Iowa Supreme Court 2016-17 Preview: Did DNR go too far in protecting deer from Chronic Wasting Disease?

by Rox Laird | November 14, 2016

The owners of a whitetail deer hunting preserve in southern Iowa say the Iowa Department of Natural Resources exceeded its authority in its efforts to prevent the spread of a deer disease, which ultimately led to the closure of the preserve and the loss of nearly $1 million in business.

A Polk County District judge agreed, the state appealed, and now the question is before the Iowa Supreme Court, which will hear oral arguments in the case Wednesday.

The outcome could limit how aggressively the state can combat the spread of Chronic Wasting Disease (CWD) that threatens the health of deer herds in Iowa and the $200 million economy generated by deer hunting. Also, the Court is being asked to declare the DNR’s regulatory actions affecting the hunting preserve to be an unconstitutional taking of property without just compensation.

Until 2013, Tom and Rhonda Brakke operated a 330-acre hunting preserve in Davis County, divided into two sections. The south half was owned by the Brakkes and the north half by a separate corporation. The Brakkes ran as many as 100 hunts a year on the preserve for fees that ranged from $2,500 to $12,000 depending on the number of deer harvested.

When a 300-pound buck shot on the north half of the preserve tested positive for CWD in 2012, the DNR and the Brakkes reached an agreement in which the operators would remove all remaining deer and disinfect the premises after completion of the 2012-13 hunting season. Two more deer harvested from the north half of the preserve in the final season tested positive for CWD.

After the Brakkes removed all remaining deer, they shut down the preserve, surrendered their state operating permit, and began removing the perimeter fence. In response, the DNR issued an emergency order that the fence be restored and maintained to prevent wild deer from entering the property and contracting CWD from soil contaminated by infected deer.

That emergency order is at the heart of this appeal.

The Brakkes argue that the DNR exceeded its statutory authority when it ordered the fence restored and issued a quarantine of the former preserve for five years. And they assert that the state’s actions amounted to a taking of their property without just compensation in violation of the Fifth Amendment because the emergency order denies them economically viable use of the property. The state’s regulatory actions, they say, cost them $917,309 in lost business.

The state responds that the DNR acted within its statutory authority to protect and manage wildlife, which includes combatting the spread of disease among whitetail deer on regulated hunting preserves.
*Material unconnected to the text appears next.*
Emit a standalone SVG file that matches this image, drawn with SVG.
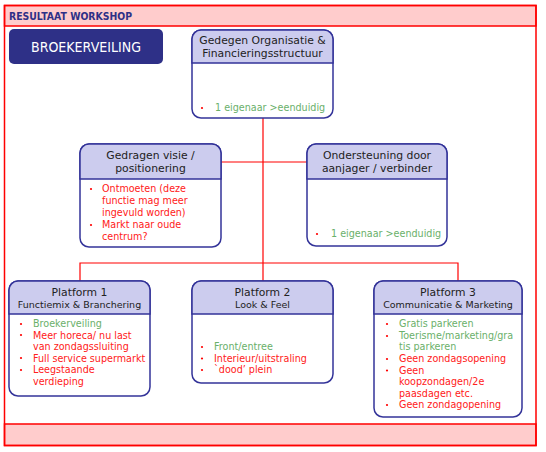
<svg xmlns="http://www.w3.org/2000/svg" width="546" height="452" viewBox="0 0 546 452">
<style>
.frame{fill:none;stroke:#ff0000;stroke-width:1.5}
.band{fill:#ffcccc;stroke:#ff0000;stroke-width:1.5}
.box{fill:#ffffff;stroke:#333399;stroke-width:1.5}
.hdr{fill:#ccccee;stroke:#333399;stroke-width:1.5}
.conn{fill:none;stroke:#ff0000;stroke-width:1.2}
.ht{font-family:"DejaVu Sans",sans-serif;font-size:10.8px;fill:#222222;text-anchor:middle}
.hs{font-family:"DejaVu Sans",sans-serif;font-size:9.5px;fill:#222222;text-anchor:middle}
.b{font-family:"DejaVu Sans",sans-serif;font-size:9.6px}
.g{fill:#6ab06a}
.r{fill:#ff2020}
.dot{fill:#ff0000}
</style>
<rect x="0" y="0" width="546" height="452" fill="#ffffff"/>
<rect class="band" x="4.5" y="5.5" width="531.5" height="20.5"/>
<rect class="band" x="4.5" y="424" width="531.5" height="21.5"/>
<rect class="frame" x="4.5" y="5.5" width="531.5" height="440"/>
<text x="9" y="20" font-family="DejaVu Sans,sans-serif" font-size="10.5px" font-weight="bold" fill="#2e3087" textLength="123" lengthAdjust="spacingAndGlyphs">RESULTAAT WORKSHOP</text>

<g id="broekerveiling">
<rect x="9" y="29" width="154" height="35" rx="5" fill="#2e3087"/>
<text x="86" y="52" font-family="DejaVu Sans,sans-serif" font-size="14px" fill="#ffffff" text-anchor="middle" textLength="110" lengthAdjust="spacingAndGlyphs">BROEKERVEILING</text>
</g>

<g id="connectors">
<line class="conn" x1="263" y1="118" x2="263" y2="281"/>
<line class="conn" x1="221" y1="162" x2="307" y2="162"/>
<polyline class="conn" points="80,281 80,263 458,263 458,281"/>
</g>

<g id="node-organisatie">
<rect class="box" x="192" y="30" width="141" height="88" rx="9"/>
<path class="hdr" d="M192,63 V39 A9,9 0 0 1 201,30 H324 A9,9 0 0 1 333,39 V63 Z"/>
<text class="ht" x="262.5" y="44">Gedegen Organisatie &amp;</text>
<text class="ht" x="262.5" y="57">Financieringsstructuur</text>
<circle class="dot" cx="202" cy="108" r="1.1"/>
<text class="b g" x="215" y="111">1 eigenaar &gt;eenduidig</text>
</g>

<g id="node-visie">
<rect class="box" x="80" y="144" width="141" height="103" rx="9"/>
<path class="hdr" d="M80,179 V153 A9,9 0 0 1 89,144 H212 A9,9 0 0 1 221,153 V179 Z"/>
<text class="ht" x="150.5" y="159">Gedragen visie /</text>
<text class="ht" x="150.5" y="172">positionering</text>
<circle class="dot" cx="91" cy="189" r="1.1"/>
<circle class="dot" cx="91" cy="225" r="1.1"/>
<text class="b r" x="102" y="192">Ontmoeten (deze</text>
<text class="b r" x="102" y="204">functie mag meer</text>
<text class="b r" x="102" y="216">ingevuld worden)</text>
<text class="b r" x="102" y="228">Markt naar oude</text>
<text class="b r" x="102" y="240">centrum?</text>
</g>

<g id="node-ondersteuning">
<rect class="box" x="307" y="144" width="140" height="102" rx="9"/>
<path class="hdr" d="M307,179 V153 A9,9 0 0 1 316,144 H438 A9,9 0 0 1 447,153 V179 Z"/>
<text class="ht" x="377" y="159">Ondersteuning door</text>
<text class="ht" x="377" y="172">aanjager / verbinder</text>
<circle class="dot" cx="317" cy="234" r="1.1"/>
<text class="b g" x="331" y="237">1 eigenaar &gt;eenduidig</text>
</g>

<g id="node-platform1">
<rect class="box" x="9" y="281" width="141" height="115" rx="9"/>
<path class="hdr" d="M9,314 V290 A9,9 0 0 1 18,281 H141 A9,9 0 0 1 150,290 V314 Z"/>
<text class="ht" x="79.5" y="296">Platform 1</text>
<text class="hs" x="79.5" y="308">Functiemix &amp; Branchering</text>
<circle class="dot" cx="21" cy="324" r="1.1"/>
<circle class="dot" cx="21" cy="335" r="1.1"/>
<circle class="dot" cx="21" cy="358" r="1.1"/>
<circle class="dot" cx="21" cy="370" r="1.1"/>
<text class="b g" x="33" y="327">Broekerveiling</text>
<text class="b r" x="33" y="338.5">Meer horeca/ nu last</text>
<text class="b r" x="33" y="350">van zondagssluiting</text>
<text class="b r" x="33" y="361.5">Full service supermarkt</text>
<text class="b r" x="33" y="373">Leegstaande</text>
<text class="b r" x="33" y="384.5">verdieping</text>
</g>

<g id="node-platform2">
<rect class="box" x="192" y="281" width="141" height="102" rx="9"/>
<path class="hdr" d="M192,314 V290 A9,9 0 0 1 201,281 H324 A9,9 0 0 1 333,290 V314 Z"/>
<text class="ht" x="262.5" y="296">Platform 2</text>
<text class="hs" x="262.5" y="308">Look &amp; Feel</text>
<circle class="dot" cx="202" cy="347" r="1.1"/>
<circle class="dot" cx="202" cy="358.5" r="1.1"/>
<circle class="dot" cx="202" cy="370" r="1.1"/>
<text class="b g" x="214" y="350">Front/entree</text>
<text class="b r" x="214" y="361.5">Interieur/uitstraling</text>
<text class="b r" x="214" y="373">`dood’ plein</text>
</g>

<g id="node-platform3">
<rect class="box" x="374" y="281" width="148" height="136" rx="9"/>
<path class="hdr" d="M374,314 V290 A9,9 0 0 1 383,281 H513 A9,9 0 0 1 522,290 V314 Z"/>
<text class="ht" x="448" y="296">Platform 3</text>
<text class="hs" x="448" y="308">Communicatie &amp; Marketing</text>
<circle class="dot" cx="387" cy="324" r="1.1"/>
<circle class="dot" cx="387" cy="336" r="1.1"/>
<circle class="dot" cx="387" cy="359" r="1.1"/>
<circle class="dot" cx="387" cy="370.5" r="1.1"/>
<circle class="dot" cx="387" cy="405" r="1.1"/>
<text class="b g" x="399" y="327">Gratis parkeren</text>
<text class="b g" x="399" y="339">Toerisme/marketing/gra</text>
<text class="b g" x="399" y="350">tis parkeren</text>
<text class="b r" x="399" y="362">Geen zondagsopening</text>
<text class="b r" x="399" y="373.5">Geen</text>
<text class="b r" x="399" y="385">koopzondagen/2e</text>
<text class="b r" x="399" y="396.5">paasdagen etc.</text>
<text class="b r" x="399" y="408">Geen zondagopening</text>
</g>
</svg>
Moreover, the state argues, the extended quarantine was justified by the fact that the threat of spreading CWD exists even after deer were removed from the preserve.

As for the takings argument, the state counters that the quarantine is for a limited period and the owners can put the property to other economically beneficial uses, such as fishing, hunting of other wild animals and agriculture.

Many Iowans might think the highways and their backyard gardens would be safer if a few more deer succumb to Chronic Wasting Disease. But the issues raised in this case are of obvious importance to the Brakkes and the DNR, not to mention hunters and those who make a living from the hunting industry. The court will hear oral arguments in the case at 9 a.m. Wednesday.